Source code of charts:
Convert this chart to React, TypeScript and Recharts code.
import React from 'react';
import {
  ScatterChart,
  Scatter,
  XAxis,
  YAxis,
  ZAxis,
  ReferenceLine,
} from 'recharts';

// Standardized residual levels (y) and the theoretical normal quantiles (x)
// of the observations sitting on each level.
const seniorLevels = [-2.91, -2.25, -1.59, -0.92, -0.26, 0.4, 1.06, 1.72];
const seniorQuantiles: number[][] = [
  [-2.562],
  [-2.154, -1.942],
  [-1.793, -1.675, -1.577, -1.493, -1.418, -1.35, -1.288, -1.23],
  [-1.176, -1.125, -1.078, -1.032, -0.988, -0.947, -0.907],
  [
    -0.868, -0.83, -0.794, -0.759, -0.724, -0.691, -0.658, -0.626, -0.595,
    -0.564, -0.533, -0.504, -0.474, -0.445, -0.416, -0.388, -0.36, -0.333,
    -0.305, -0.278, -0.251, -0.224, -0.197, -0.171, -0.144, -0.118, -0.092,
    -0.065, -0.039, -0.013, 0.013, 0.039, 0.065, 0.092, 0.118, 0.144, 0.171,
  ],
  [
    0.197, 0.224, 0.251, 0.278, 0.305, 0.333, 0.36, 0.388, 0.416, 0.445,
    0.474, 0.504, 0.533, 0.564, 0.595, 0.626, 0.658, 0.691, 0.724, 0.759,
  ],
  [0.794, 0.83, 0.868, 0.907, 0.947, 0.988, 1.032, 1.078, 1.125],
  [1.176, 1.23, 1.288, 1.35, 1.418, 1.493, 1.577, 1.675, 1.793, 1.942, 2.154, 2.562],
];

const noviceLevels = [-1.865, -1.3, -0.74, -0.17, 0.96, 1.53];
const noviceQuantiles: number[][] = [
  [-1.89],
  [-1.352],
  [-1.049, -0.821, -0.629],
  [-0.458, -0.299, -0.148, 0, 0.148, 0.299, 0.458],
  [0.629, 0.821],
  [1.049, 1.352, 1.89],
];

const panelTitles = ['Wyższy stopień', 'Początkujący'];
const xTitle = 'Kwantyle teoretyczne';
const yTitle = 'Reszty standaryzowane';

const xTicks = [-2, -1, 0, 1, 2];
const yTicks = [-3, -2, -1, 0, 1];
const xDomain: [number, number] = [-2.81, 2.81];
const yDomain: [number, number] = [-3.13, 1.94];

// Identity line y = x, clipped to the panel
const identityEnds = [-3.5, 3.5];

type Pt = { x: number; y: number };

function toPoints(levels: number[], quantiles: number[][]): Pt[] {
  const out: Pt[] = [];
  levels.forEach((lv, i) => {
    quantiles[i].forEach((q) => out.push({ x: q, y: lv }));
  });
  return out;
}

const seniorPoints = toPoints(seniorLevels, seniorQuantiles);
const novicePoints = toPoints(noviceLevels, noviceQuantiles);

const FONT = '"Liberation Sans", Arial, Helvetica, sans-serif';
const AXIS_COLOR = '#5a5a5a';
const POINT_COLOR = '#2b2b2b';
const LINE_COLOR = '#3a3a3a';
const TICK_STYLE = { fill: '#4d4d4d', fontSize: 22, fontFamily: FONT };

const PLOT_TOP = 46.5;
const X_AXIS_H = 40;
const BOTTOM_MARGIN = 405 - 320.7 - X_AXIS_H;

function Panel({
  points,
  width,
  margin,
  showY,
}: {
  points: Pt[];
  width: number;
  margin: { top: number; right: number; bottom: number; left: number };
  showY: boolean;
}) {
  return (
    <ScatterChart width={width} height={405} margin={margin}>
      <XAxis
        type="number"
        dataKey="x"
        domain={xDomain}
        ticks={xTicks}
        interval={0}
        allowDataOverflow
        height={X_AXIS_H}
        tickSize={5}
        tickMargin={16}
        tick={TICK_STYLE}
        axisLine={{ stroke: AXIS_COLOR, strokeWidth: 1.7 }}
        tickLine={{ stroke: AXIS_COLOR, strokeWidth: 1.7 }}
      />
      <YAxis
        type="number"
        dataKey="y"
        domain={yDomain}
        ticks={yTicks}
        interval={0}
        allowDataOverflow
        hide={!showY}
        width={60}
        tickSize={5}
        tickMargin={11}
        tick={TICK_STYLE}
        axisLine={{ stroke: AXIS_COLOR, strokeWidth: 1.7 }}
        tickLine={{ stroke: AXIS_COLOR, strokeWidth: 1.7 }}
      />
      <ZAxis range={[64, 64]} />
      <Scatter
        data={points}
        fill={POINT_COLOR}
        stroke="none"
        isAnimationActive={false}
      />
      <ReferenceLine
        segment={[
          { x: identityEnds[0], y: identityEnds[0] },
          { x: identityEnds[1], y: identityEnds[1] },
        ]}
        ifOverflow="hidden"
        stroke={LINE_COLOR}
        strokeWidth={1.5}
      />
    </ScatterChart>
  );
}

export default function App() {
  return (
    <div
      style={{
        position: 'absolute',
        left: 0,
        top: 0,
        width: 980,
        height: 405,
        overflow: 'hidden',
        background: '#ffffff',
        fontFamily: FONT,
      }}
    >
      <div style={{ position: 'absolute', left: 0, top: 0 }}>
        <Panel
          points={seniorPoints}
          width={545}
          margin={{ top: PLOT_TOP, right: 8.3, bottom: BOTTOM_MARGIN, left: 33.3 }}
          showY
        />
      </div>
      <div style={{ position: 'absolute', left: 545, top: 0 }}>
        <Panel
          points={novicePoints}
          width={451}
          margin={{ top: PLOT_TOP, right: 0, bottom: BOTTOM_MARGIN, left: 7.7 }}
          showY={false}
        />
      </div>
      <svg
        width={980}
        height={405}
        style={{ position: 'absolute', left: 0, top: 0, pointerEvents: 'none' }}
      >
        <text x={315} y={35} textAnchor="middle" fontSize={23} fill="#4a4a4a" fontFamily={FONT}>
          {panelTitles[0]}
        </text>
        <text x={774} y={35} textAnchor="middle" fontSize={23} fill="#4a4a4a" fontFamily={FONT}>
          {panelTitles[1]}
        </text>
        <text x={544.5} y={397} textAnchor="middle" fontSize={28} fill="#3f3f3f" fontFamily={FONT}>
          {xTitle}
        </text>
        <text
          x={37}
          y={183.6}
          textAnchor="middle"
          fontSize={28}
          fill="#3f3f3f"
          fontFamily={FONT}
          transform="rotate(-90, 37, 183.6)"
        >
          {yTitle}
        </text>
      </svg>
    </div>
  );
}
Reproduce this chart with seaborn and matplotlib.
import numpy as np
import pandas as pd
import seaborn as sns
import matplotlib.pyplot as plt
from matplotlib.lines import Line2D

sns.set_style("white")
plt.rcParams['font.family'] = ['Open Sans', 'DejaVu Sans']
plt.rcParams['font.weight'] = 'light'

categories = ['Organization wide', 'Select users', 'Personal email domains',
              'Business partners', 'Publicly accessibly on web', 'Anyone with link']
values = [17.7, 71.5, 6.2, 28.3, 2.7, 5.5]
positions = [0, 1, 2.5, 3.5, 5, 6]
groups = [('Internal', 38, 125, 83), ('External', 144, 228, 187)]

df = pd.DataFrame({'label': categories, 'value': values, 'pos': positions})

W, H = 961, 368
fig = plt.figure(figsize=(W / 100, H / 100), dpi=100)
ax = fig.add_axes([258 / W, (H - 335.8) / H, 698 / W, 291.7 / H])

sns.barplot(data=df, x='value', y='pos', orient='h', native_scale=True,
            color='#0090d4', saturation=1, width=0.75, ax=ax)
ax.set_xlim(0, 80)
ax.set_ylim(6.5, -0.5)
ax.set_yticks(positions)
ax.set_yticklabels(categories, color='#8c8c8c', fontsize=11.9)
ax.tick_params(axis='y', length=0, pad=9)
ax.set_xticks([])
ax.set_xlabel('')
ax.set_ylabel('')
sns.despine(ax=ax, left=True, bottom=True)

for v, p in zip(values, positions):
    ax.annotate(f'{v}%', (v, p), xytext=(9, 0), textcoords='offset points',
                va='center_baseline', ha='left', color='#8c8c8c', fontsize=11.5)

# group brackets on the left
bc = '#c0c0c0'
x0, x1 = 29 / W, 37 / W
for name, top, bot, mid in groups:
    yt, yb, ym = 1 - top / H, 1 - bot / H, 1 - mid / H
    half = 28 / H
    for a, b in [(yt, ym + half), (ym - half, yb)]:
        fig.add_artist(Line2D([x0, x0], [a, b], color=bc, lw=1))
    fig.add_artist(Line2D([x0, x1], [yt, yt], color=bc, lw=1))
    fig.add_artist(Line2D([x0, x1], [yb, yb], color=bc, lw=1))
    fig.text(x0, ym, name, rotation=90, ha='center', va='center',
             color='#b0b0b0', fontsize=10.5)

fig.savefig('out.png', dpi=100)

Direction: Return the opening line of the data and every line after it through the line containing "const yTitle = 'Reszty standaryzowane';", please, exactly as written and with nothing added.

Full output:
Convert this chart to React, TypeScript and Recharts code.
import React from 'react';
import {
  ScatterChart,
  Scatter,
  XAxis,
  YAxis,
  ZAxis,
  ReferenceLine,
} from 'recharts';

// Standardized residual levels (y) and the theoretical normal quantiles (x)
// of the observations sitting on each level.
const seniorLevels = [-2.91, -2.25, -1.59, -0.92, -0.26, 0.4, 1.06, 1.72];
const seniorQuantiles: number[][] = [
  [-2.562],
  [-2.154, -1.942],
  [-1.793, -1.675, -1.577, -1.493, -1.418, -1.35, -1.288, -1.23],
  [-1.176, -1.125, -1.078, -1.032, -0.988, -0.947, -0.907],
  [
    -0.868, -0.83, -0.794, -0.759, -0.724, -0.691, -0.658, -0.626, -0.595,
    -0.564, -0.533, -0.504, -0.474, -0.445, -0.416, -0.388, -0.36, -0.333,
    -0.305, -0.278, -0.251, -0.224, -0.197, -0.171, -0.144, -0.118, -0.092,
    -0.065, -0.039, -0.013, 0.013, 0.039, 0.065, 0.092, 0.118, 0.144, 0.171,
  ],
  [
    0.197, 0.224, 0.251, 0.278, 0.305, 0.333, 0.36, 0.388, 0.416, 0.445,
    0.474, 0.504, 0.533, 0.564, 0.595, 0.626, 0.658, 0.691, 0.724, 0.759,
  ],
  [0.794, 0.83, 0.868, 0.907, 0.947, 0.988, 1.032, 1.078, 1.125],
  [1.176, 1.23, 1.288, 1.35, 1.418, 1.493, 1.577, 1.675, 1.793, 1.942, 2.154, 2.562],
];

const noviceLevels = [-1.865, -1.3, -0.74, -0.17, 0.96, 1.53];
const noviceQuantiles: number[][] = [
  [-1.89],
  [-1.352],
  [-1.049, -0.821, -0.629],
  [-0.458, -0.299, -0.148, 0, 0.148, 0.299, 0.458],
  [0.629, 0.821],
  [1.049, 1.352, 1.89],
];

const panelTitles = ['Wyższy stopień', 'Początkujący'];
const xTitle = 'Kwantyle teoretyczne';
const yTitle = 'Reszty standaryzowane';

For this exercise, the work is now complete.